The video shows several actions taken by Sigman: greeting the man who had allegedly stolen the campaign signs of Ronnie Johnston and letting the man into his car; the two men talking about picking up signs that are still standing; Sigman and the man picking up a stack of Johnston signs that had been left in a field; Sigman telling the man not to get caught and that if he does get caught he should not mention Sigman; and Sigman handing the man a $50 bill.

The video is taken from the point of view of the man who was not charged with any crime because he aided police in an undercover operation.

Covington Police Capt. Ken Malcom said Tuesday the video makes it clear that this set of sign thefts was not an isolated incident. He said the district attorney's office will determine at a later time whether each theft of a sign will warrant a separate charge of theft by taking. Johnston said the signs cost him around $6 a piece.

Some residents questioned why the video was released to the public.

"For all practical purposes our investigation is no longer active. We do not anticipate any other arrests and the release of the video does not in anyway compromise our case," Malcom said in a Tuesday email, noting that the department is still asking for any victims to contact police.

In a Tuesday phone interview, Sigman told The News that he made an error in judgment and was dropping out of the race.

"I'm sorry for what has happened. I used bad judgment, and I realized I did. I got caught up in this thing and couldn't get out of it. I couldn't get out of the trap," Sigman said. "We're just going to let everything else go through the judicial system and my attorney will be handling all of that. As far as I'm concerned it's over...I'll be trying to remove all the signs I can, trying to clean up the city.

"The reason I am pulling out of the race is that I do not want my supporters to be hurt anymore by this unpleasant publicity. It was not fair for me to carry them on and continue to put them through what they've been put through. I want to thank all the people who have stood by me."

As of 5 p.m. Tuesday, Elections Supervisor Donna Morrison said Bobby Sigman had not yet notified the Newton County Board of Elections that he was dropping out of the race.

When asked if he was going to run again in the future, Sigman said he would not.

"I'm too old. I'm 70 years old. I don't need to go through this again. I wouldn't ask my supporters to go through this again. This is not the first time I've had this happen to me. It happened in 1980 and happened again now."

When asked about 1980, Sigman said it was when he was running for state senate but did not elaborate.

Johnston said the whole incident has been "bizarre."

He thanked Covington resident Laura Morgan who originally located the home where the men were stashing the stolen signs.

"She's my hero," Johnston said.

Morgan said she didn't actually see the thieves in action, but her neighbors did, and after consulting with them, she went searching for the men and found them at a home in a nearby neighborhood off Flat Shoals Road.

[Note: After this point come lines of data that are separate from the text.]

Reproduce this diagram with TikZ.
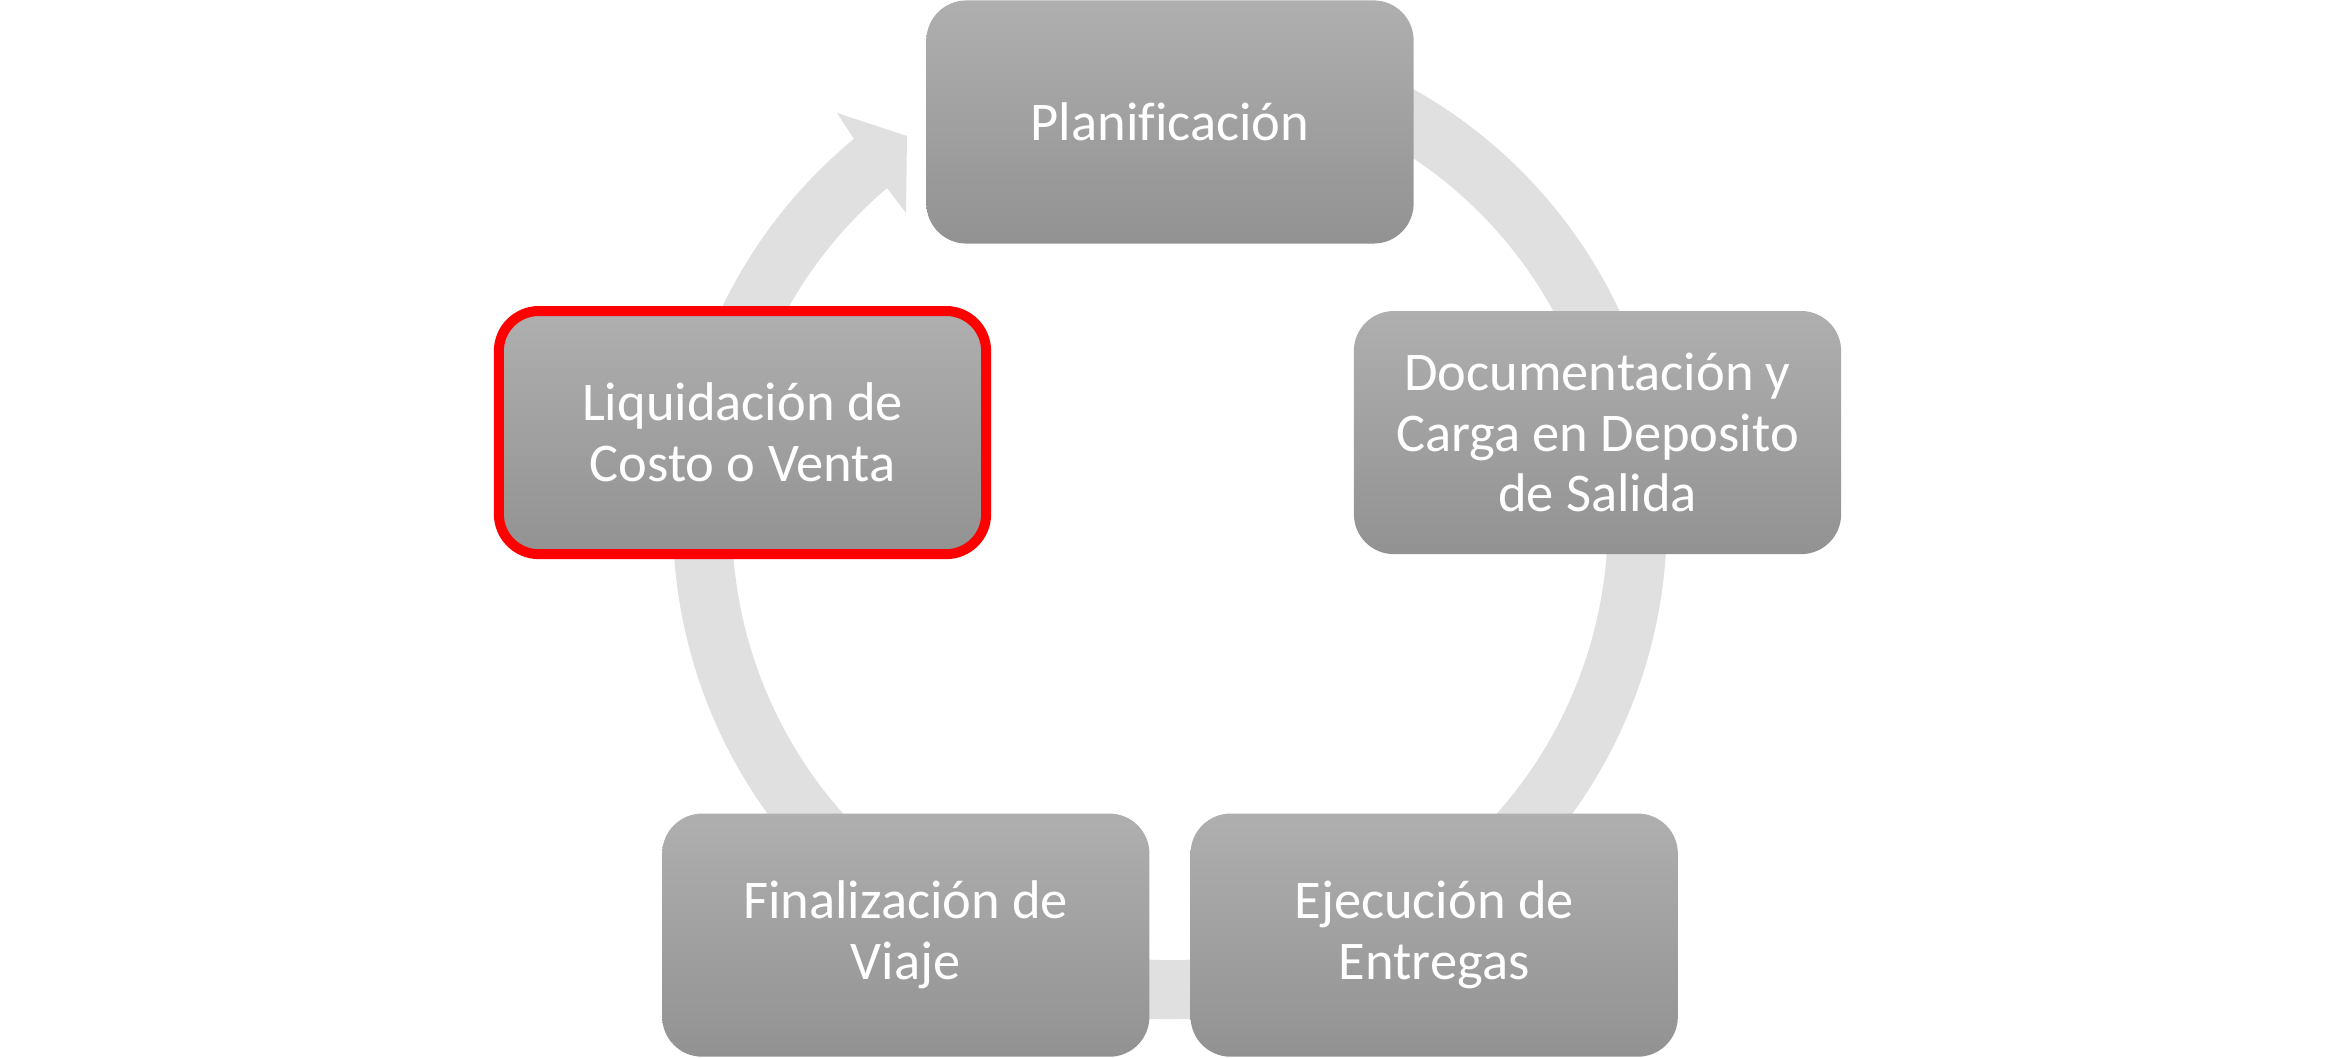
\documentclass[tikz,border=0pt]{standalone}
\usepackage{fontspec}
\setmainfont{Carlito}[Ligatures=CommonOff]
\usetikzlibrary{positioning}

\definecolor{ringgray}{RGB}{224,224,224}
\definecolor{boxtop}{RGB}{175,175,175}
\definecolor{boxbottom}{RGB}{146,146,146}

\tikzset{
  stage/.style={rounded corners=4mm, minimum width=48.7mm, minimum height=24.3mm,
    top color=boxtop, bottom color=boxbottom, text=white, align=center,
    font=\fontsize{15.5}{17.3}\selectfont},
  current/.style={stage, draw=red, line width=1mm},
  ring/.style={draw=ringgray, line width=5.9mm},
}

\begin{document}
\begin{tikzpicture}[x=0.01cm,y=0.01cm]
        \useasboundingbox (0,0) rectangle (2341,1058);

        % the ring and its head
        \draw[ring] (1170,536) ++(70:467) arc[start angle=70, end angle=-231, radius=4.67cm];
        \fill[ringgray] (854,919) -- (837,945) -- (907,922) -- (906,845) -- (887,870) -- cycle;

        % the five stages
        \begin{scope}[shift={(1170,486.5)}]
        \node[stage] (plan) at (90:449.5) {Planificación};
        \node[stage] (docs) at (18:449.5) {Documentación y\\Carga en Deposito\\de Salida};
        \node[stage] (deliver) at (-54:449.5) {Ejecución de\\Entregas};
        \node[stage] (finish) at (-126:449.5) {Finalización de\\Viaje};
        \node[current] (settle) at (162:449.5) {Liquidación de\\Costo o Venta};
        \end{scope}
\end{tikzpicture}
\end{document}
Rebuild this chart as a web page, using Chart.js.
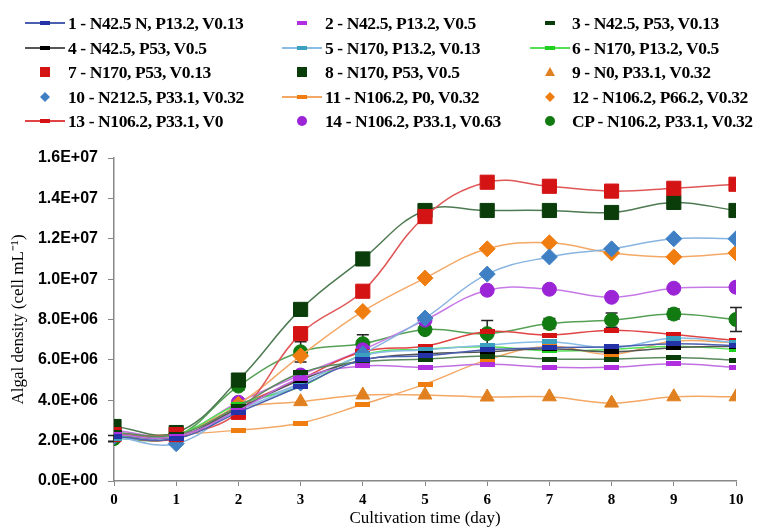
<!DOCTYPE html>
<html>
<head>
<meta charset="utf-8">
<script src="https://cdn.jsdelivr.net/npm/chart.js@4.4.0/dist/chart.umd.min.js"></script>
<style>
  html, body { margin: 0; padding: 0; background: #fff; }
  #wrap { position: relative; width: 763px; height: 529px; overflow: hidden; }
  #chart { position: absolute; left: 0; top: 0; }
  .lgt { position: absolute; height: 20px; line-height: 20px; white-space: nowrap;
         font: bold 17.5px "Liberation Serif", "Times New Roman", serif; color: #000; letter-spacing: -0.4px; }
  .lgs { position: absolute; }
</style>
</head>
<body>
<div id="wrap">
  <canvas id="chart" width="763" height="529"></canvas>
  <div id="legend"></div>
</div>
<script>
// cultivation days
const days = [0, 1, 2, 3, 4, 5, 6, 7, 8, 9, 10];

const seriesNames = [
  '1 - N42.5 N, P13.2, V0.13', '2 - N42.5, P13.2, V0.5', '3 - N42.5, P53, V0.13',
  '4 - N42.5, P53, V0.5', '5 - N170, P13.2, V0.13', '6 - N170, P13.2, V0.5',
  '7 - N170, P53, V0.13', '8 - N170, P53, V0.5', '9 - N0, P33.1, V0.32',
  '10 - N212.5, P33.1, V0.32', '11 - N106.2, P0, V0.32', '12 - N106.2, P66.2, V0.32',
  '13 - N106.2, P33.1, V0', '14 - N106.2, P33.1, V0.63', 'CP - N106.2, P33.1, V0.32'
];

// algal density (cell mL-1)
const s1  = [2.2e6, 2.1e6, 3.4e6, 4.7e6, 6.0e6, 6.2e6, 6.5e6, 6.6e6, 6.65e6, 6.8e6, 6.7e6];
const s2  = [2.3e6, 2.2e6, 3.5e6, 5.1e6, 5.7e6, 5.63e6, 5.78e6, 5.63e6, 5.63e6, 5.81e6, 5.63e6];
const s3  = [2.4e6, 2.3e6, 3.7e6, 5.35e6, 5.9e6, 6.04e6, 6.19e6, 6.04e6, 6.04e6, 6.12e6, 5.99e6];
const s4  = [2.3e6, 2.2e6, 3.6e6, 5.0e6, 6.0e6, 6.3e6, 6.4e6, 6.55e6, 6.4e6, 6.6e6, 6.68e6];
const s5  = [2.1e6, 2.2e6, 3.5e6, 4.8e6, 6.2e6, 6.5e6, 6.73e6, 6.9e6, 6.6e6, 7.08e6, 6.85e6];
const s6  = [2.2e6, 2.3e6, 3.8e6, 4.67e6, 6.24e6, 6.53e6, 6.65e6, 6.45e6, 6.52e6, 6.68e6, 6.52e6];
const s7  = [2.3e6, 2.3e6, 3.4e6, 7.3e6, 9.4e6, 13.1e6, 14.8e6, 14.6e6, 14.36e6, 14.5e6, 14.7e6];
const s8  = [2.7e6, 2.4e6, 5.0e6, 8.5e6, 11.0e6, 13.4e6, 13.4e6, 13.4e6, 13.3e6, 13.8e6, 13.4e6];
const s9  = [2.3e6, 2.3e6, 3.6e6, 3.93e6, 4.26e6, 4.26e6, 4.16e6, 4.17e6, 3.86e6, 4.17e6, 4.17e6];
const s10 = [2.2e6, 1.85e6, 3.6e6, 4.85e6, 6.3e6, 8.07e6, 10.25e6, 11.1e6, 11.5e6, 12.0e6, 12.0e6];
const s11 = [2.2e6, 2.3e6, 2.52e6, 2.87e6, 3.8e6, 4.8e6, 6.0e6, 6.67e6, 6.27e6, 6.93e6, 6.85e6];
const s12 = [2.3e6, 2.3e6, 3.8e6, 6.2e6, 8.4e6, 10.05e6, 11.5e6, 11.8e6, 11.3e6, 11.1e6, 11.3e6];
const s13 = [2.2e6, 2.1e6, 3.7e6, 5.05e6, 6.4e6, 6.68e6, 7.4e6, 7.23e6, 7.47e6, 7.26e6, 6.95e6];
const s14 = [2.5e6, 2.3e6, 3.9e6, 5.25e6, 6.5e6, 7.97e6, 9.45e6, 9.5e6, 9.1e6, 9.55e6, 9.6e6];
const sCP = [2.1e6, 2.2e6, 4.7e6, 6.4e6, 6.8e6, 7.5e6, 7.3e6, 7.8e6, 7.97e6, 8.27e6, 8.0e6];
const cpErr = [0.15e6, 0.15e6, 0.2e6, 0.5e6, 0.45e6, 0.1e6, 0.65e6, 0.25e6, 0.35e6, 0.25e6, 0.6e6];

const allSeries = [s1, s2, s3, s4, s5, s6, s7, s8, s9, s10, s11, s12, s13, s14, sCP];

// looks: line colour, marker shape, marker colour, legend shows line?
const lineColors   = ['#4a5fb0', '#c070e0', '#5a8a5e', '#555555', '#88bde6', '#55e055', '#e05555', '#4e7a52',
                      '#f4a866', '#88b4e0', '#f4a866', '#f4a866', '#e04444', '#c77ae6', '#55a055'];
const markerColors = ['#2434a8', '#b030e0', '#0b3d0b', '#000000', '#3ba0c0', '#1fd01f', '#d41414', '#0b3d0b',
                      '#e08020', '#3f80c4', '#f07d10', '#f07d10', '#d41414', '#9a24d6', '#117a11'];
const markerShapes = ['dash', 'dash', 'dash', 'dash', 'dash', 'dash', 'rect', 'rect',
                      'triangle', 'rectRot', 'dash', 'rectRot', 'dash', 'circle', 'circle'];
const legendLine   = [true, false, false, true, true, true, false, false,
                      false, false, true, false, true, false, false];

function dashImg(color, w, h) {
  const c = document.createElement('canvas');
  c.width = w; c.height = h;
  const g = c.getContext('2d');
  g.fillStyle = color;
  g.fillRect(0, 0, w, h);
  return c;
}

const radius = { rect: 10, rectRot: 8, circle: 7, triangle: 8, dash: 8 };

const datasets = allSeries.map((vals, i) => {
  const shape = markerShapes[i];
  return {
    label: seriesNames[i],
    data: days.map((d, k) => ({ x: d, y: vals[k] })),
    borderColor: lineColors[i],
    borderWidth: 1.5,
    tension: 0.4,
    pointStyle: shape === 'dash' ? dashImg(markerColors[i], 15, 5) : shape,
    pointRadius: radius[shape],
    pointBackgroundColor: markerColors[i],
    pointBorderColor: markerColors[i],
    pointBorderWidth: 1
  };
});

function sci(v) {
  if (v === 0) return '0.0E+00';
  const e = Math.floor(Math.log10(v) + 1e-9);
  const m = v / Math.pow(10, e);
  return m.toFixed(1) + 'E+' + String(e).padStart(2, '0');
}

const cpIndex = allSeries.length - 1;
const errorBars = {
  id: 'errorBars',
  beforeDatasetsDraw(chart) {
    const ctx = chart.ctx;
    const meta = chart.getDatasetMeta(cpIndex);
    const ys = chart.scales.y;
    ctx.save();
    ctx.strokeStyle = '#222';
    ctx.lineWidth = 1.5;
    meta.data.forEach((pt, k) => {
      const top = ys.getPixelForValue(sCP[k] + cpErr[k]);
      const bot = ys.getPixelForValue(sCP[k] - cpErr[k]);
      ctx.beginPath();
      ctx.moveTo(pt.x, top); ctx.lineTo(pt.x, bot);
      ctx.moveTo(pt.x - 6, top); ctx.lineTo(pt.x + 6, top);
      ctx.moveTo(pt.x - 6, bot); ctx.lineTo(pt.x + 6, bot);
      ctx.stroke();
    });
    ctx.restore();
  }
};

new Chart(document.getElementById('chart'), {
  type: 'line',
  data: { datasets },
  plugins: [errorBars],
  options: {
    responsive: false,
    animation: false,
    devicePixelRatio: 1,
    layout: { padding: { top: 158, right: 27, left: 0, bottom: 0 } },
    plugins: { legend: { display: false }, tooltip: { enabled: false } },
    scales: {
      x: {
        type: 'linear', min: 0, max: 10,
        ticks: { stepSize: 1, color: '#000', padding: 5,
                 font: { family: 'Liberation Serif', weight: 'bold', size: 15 } },
        grid: { drawOnChartArea: false, tickLength: 5, color: '#888' },
        border: { color: '#888', width: 1.5 },
        title: { display: true, text: 'Cultivation time (day)', color: '#000',
                 font: { family: 'Liberation Serif', size: 17 }, padding: { top: 0, bottom: 0 } },
        afterFit(s) { s.height = 48; }
      },
      y: {
        min: 0, max: 1.6e7,
        ticks: { stepSize: 2e6, color: '#000', padding: 10, callback: v => sci(v),
                 font: { family: 'Liberation Sans', weight: 'bold', size: 16 } },
        grid: { drawOnChartArea: false, tickLength: 6, color: '#888' },
        border: { color: '#888', width: 1.5 },
        title: { display: true, text: 'Algal density (cell mL\u207B\u00B9)', color: '#000',
                 font: { family: 'Liberation Serif', size: 17 }, padding: { top: 8, bottom: 0 } },
        afterFit(s) { s.width = 114; }
      }
    }
  }
});

// legend, 3 columns x 5 rows
const colText = [68, 325, 572];
const colSwatch = [25, 282, 530];
const swatchW = 40;
const rowY = [23, 47.5, 72, 96.5, 121];
const legend = document.getElementById('legend');

function drawShape(g, shape, x, y, color, r) {
  g.fillStyle = color;
  g.beginPath();
  if (shape === 'dash') { g.fillRect(x - 5, y - 2, 10, 4); return; }
  if (shape === 'rect') g.rect(x - r, y - r, 2 * r, 2 * r);
  if (shape === 'rectRot') { g.moveTo(x, y - r); g.lineTo(x + r, y); g.lineTo(x, y + r); g.lineTo(x - r, y); g.closePath(); }
  if (shape === 'circle') g.arc(x, y, r, 0, Math.PI * 2);
  if (shape === 'triangle') { g.moveTo(x, y - r); g.lineTo(x + r, y + r * 0.8); g.lineTo(x - r, y + r * 0.8); g.closePath(); }
  g.fill();
}

seriesNames.forEach((name, i) => {
  const col = i % 3, row = Math.floor(i / 3);
  const sw = document.createElement('canvas');
  sw.className = 'lgs';
  sw.width = swatchW; sw.height = 16;
  sw.style.left = colSwatch[col] + 'px';
  sw.style.top = (rowY[row] - 8) + 'px';
  const g = sw.getContext('2d');
  if (legendLine[i]) {
    g.strokeStyle = lineColors[i]; g.lineWidth = 2;
    g.beginPath(); g.moveTo(0, 8); g.lineTo(swatchW, 8); g.stroke();
  }
  drawShape(g, markerShapes[i], swatchW / 2, 8, markerColors[i], 5);
  legend.appendChild(sw);

  const txt = document.createElement('div');
  txt.className = 'lgt';
  txt.textContent = name;
  txt.style.left = colText[col] + 'px';
  txt.style.top = (rowY[row] - 10) + 'px';
  legend.appendChild(txt);
});
</script>
</body>
</html>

Police would find around 70 signs on the property, Johnston said.

Several Johnston signs dotted the area, along with a Sigman ones, and Morgan said she was supporting Johnston because he spent an hour talking with her and answering questions as he was going door to door.

For Johnston's part, he said wants to get back to discussing the issues. He said he would not change his campaign strategy and still planned to visit every home in Covington by Nov. 8. He asked people to pray for the Sigman family.

"I'd like to believe it's an end of an era to a certain extent. We're really planning to move on, because after today, I plan to stop talking about this," he said. "I don't think it does anybody any good. I'm ready to move forward."